• **Recorded information**
* * *

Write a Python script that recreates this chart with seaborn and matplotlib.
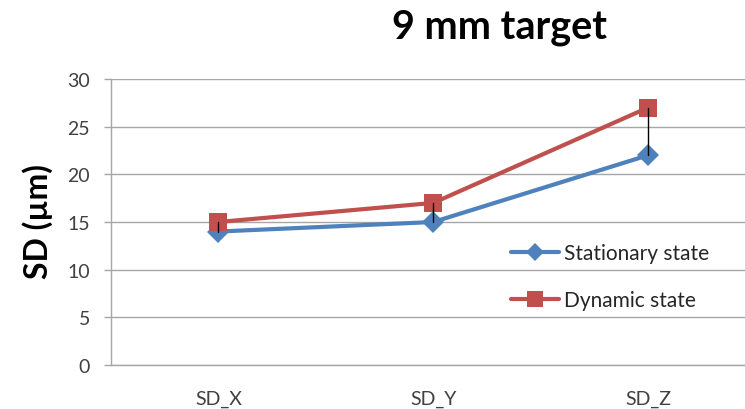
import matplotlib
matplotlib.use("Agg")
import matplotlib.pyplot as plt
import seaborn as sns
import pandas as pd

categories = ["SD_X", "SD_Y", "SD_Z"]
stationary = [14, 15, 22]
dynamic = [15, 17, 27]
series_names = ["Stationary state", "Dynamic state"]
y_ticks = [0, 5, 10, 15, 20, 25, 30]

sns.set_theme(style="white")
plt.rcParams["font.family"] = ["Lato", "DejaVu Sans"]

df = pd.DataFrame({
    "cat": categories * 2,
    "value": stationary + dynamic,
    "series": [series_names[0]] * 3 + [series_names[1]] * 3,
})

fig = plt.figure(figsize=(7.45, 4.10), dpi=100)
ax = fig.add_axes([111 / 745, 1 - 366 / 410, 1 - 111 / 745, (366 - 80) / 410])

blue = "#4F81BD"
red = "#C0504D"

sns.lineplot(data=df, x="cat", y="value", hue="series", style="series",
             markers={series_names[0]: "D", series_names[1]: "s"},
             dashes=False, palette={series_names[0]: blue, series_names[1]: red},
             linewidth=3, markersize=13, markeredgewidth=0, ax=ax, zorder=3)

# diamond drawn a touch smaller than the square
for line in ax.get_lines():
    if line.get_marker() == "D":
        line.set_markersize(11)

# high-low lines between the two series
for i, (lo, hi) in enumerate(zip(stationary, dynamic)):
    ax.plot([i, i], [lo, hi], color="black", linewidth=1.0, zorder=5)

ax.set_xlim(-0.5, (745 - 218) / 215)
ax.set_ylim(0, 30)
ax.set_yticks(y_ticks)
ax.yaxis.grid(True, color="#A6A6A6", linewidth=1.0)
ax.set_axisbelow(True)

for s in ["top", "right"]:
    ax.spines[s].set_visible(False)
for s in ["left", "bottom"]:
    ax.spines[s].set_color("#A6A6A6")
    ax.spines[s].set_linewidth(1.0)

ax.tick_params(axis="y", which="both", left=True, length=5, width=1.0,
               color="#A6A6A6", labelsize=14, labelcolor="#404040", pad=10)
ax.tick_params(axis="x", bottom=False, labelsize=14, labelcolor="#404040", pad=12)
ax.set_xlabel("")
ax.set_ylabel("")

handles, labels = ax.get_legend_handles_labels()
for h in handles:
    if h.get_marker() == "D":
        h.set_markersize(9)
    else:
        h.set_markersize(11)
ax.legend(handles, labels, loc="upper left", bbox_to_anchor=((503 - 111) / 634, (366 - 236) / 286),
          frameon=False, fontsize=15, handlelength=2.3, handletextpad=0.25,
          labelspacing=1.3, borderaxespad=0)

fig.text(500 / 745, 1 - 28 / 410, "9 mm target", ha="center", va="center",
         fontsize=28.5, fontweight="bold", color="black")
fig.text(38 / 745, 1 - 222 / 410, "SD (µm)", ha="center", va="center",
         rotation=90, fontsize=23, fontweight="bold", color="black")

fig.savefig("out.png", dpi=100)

* * *

• **Task requirements**
Copy the data word for word. Pictures do not go in the copy.

• **Correct answer**
Write a Python script that recreates this chart with seaborn and matplotlib.
import matplotlib
matplotlib.use("Agg")
import matplotlib.pyplot as plt
import seaborn as sns
import pandas as pd

categories = ["SD_X", "SD_Y", "SD_Z"]
stationary = [14, 15, 22]
dynamic = [15, 17, 27]
series_names = ["Stationary state", "Dynamic state"]
y_ticks = [0, 5, 10, 15, 20, 25, 30]

sns.set_theme(style="white")
plt.rcParams["font.family"] = ["Lato", "DejaVu Sans"]

df = pd.DataFrame({
    "cat": categories * 2,
    "value": stationary + dynamic,
    "series": [series_names[0]] * 3 + [series_names[1]] * 3,
})

fig = plt.figure(figsize=(7.45, 4.10), dpi=100)
ax = fig.add_axes([111 / 745, 1 - 366 / 410, 1 - 111 / 745, (366 - 80) / 410])

blue = "#4F81BD"
red = "#C0504D"

sns.lineplot(data=df, x="cat", y="value", hue="series", style="series",
             markers={series_names[0]: "D", series_names[1]: "s"},
             dashes=False, palette={series_names[0]: blue, series_names[1]: red},
             linewidth=3, markersize=13, markeredgewidth=0, ax=ax, zorder=3)

# diamond drawn a touch smaller than the square
for line in ax.get_lines():
    if line.get_marker() == "D":
        line.set_markersize(11)

# high-low lines between the two series
for i, (lo, hi) in enumerate(zip(stationary, dynamic)):
    ax.plot([i, i], [lo, hi], color="black", linewidth=1.0, zorder=5)

ax.set_xlim(-0.5, (745 - 218) / 215)
ax.set_ylim(0, 30)
ax.set_yticks(y_ticks)
ax.yaxis.grid(True, color="#A6A6A6", linewidth=1.0)
ax.set_axisbelow(True)

for s in ["top", "right"]:
    ax.spines[s].set_visible(False)
for s in ["left", "bottom"]:
    ax.spines[s].set_color("#A6A6A6")
    ax.spines[s].set_linewidth(1.0)

ax.tick_params(axis="y", which="both", left=True, length=5, width=1.0,
               color="#A6A6A6", labelsize=14, labelcolor="#404040", pad=10)
ax.tick_params(axis="x", bottom=False, labelsize=14, labelcolor="#404040", pad=12)
ax.set_xlabel("")
ax.set_ylabel("")

handles, labels = ax.get_legend_handles_labels()
for h in handles:
    if h.get_marker() == "D":
        h.set_markersize(9)
    else:
        h.set_markersize(11)
ax.legend(handles, labels, loc="upper left", bbox_to_anchor=((503 - 111) / 634, (366 - 236) / 286),
          frameon=False, fontsize=15, handlelength=2.3, handletextpad=0.25,
          labelspacing=1.3, borderaxespad=0)

fig.text(500 / 745, 1 - 28 / 410, "9 mm target", ha="center", va="center",
         fontsize=28.5, fontweight="bold", color="black")
fig.text(38 / 745, 1 - 222 / 410, "SD (µm)", ha="center", va="center",
         rotation=90, fontsize=23, fontweight="bold", color="black")

fig.savefig("out.png", dpi=100)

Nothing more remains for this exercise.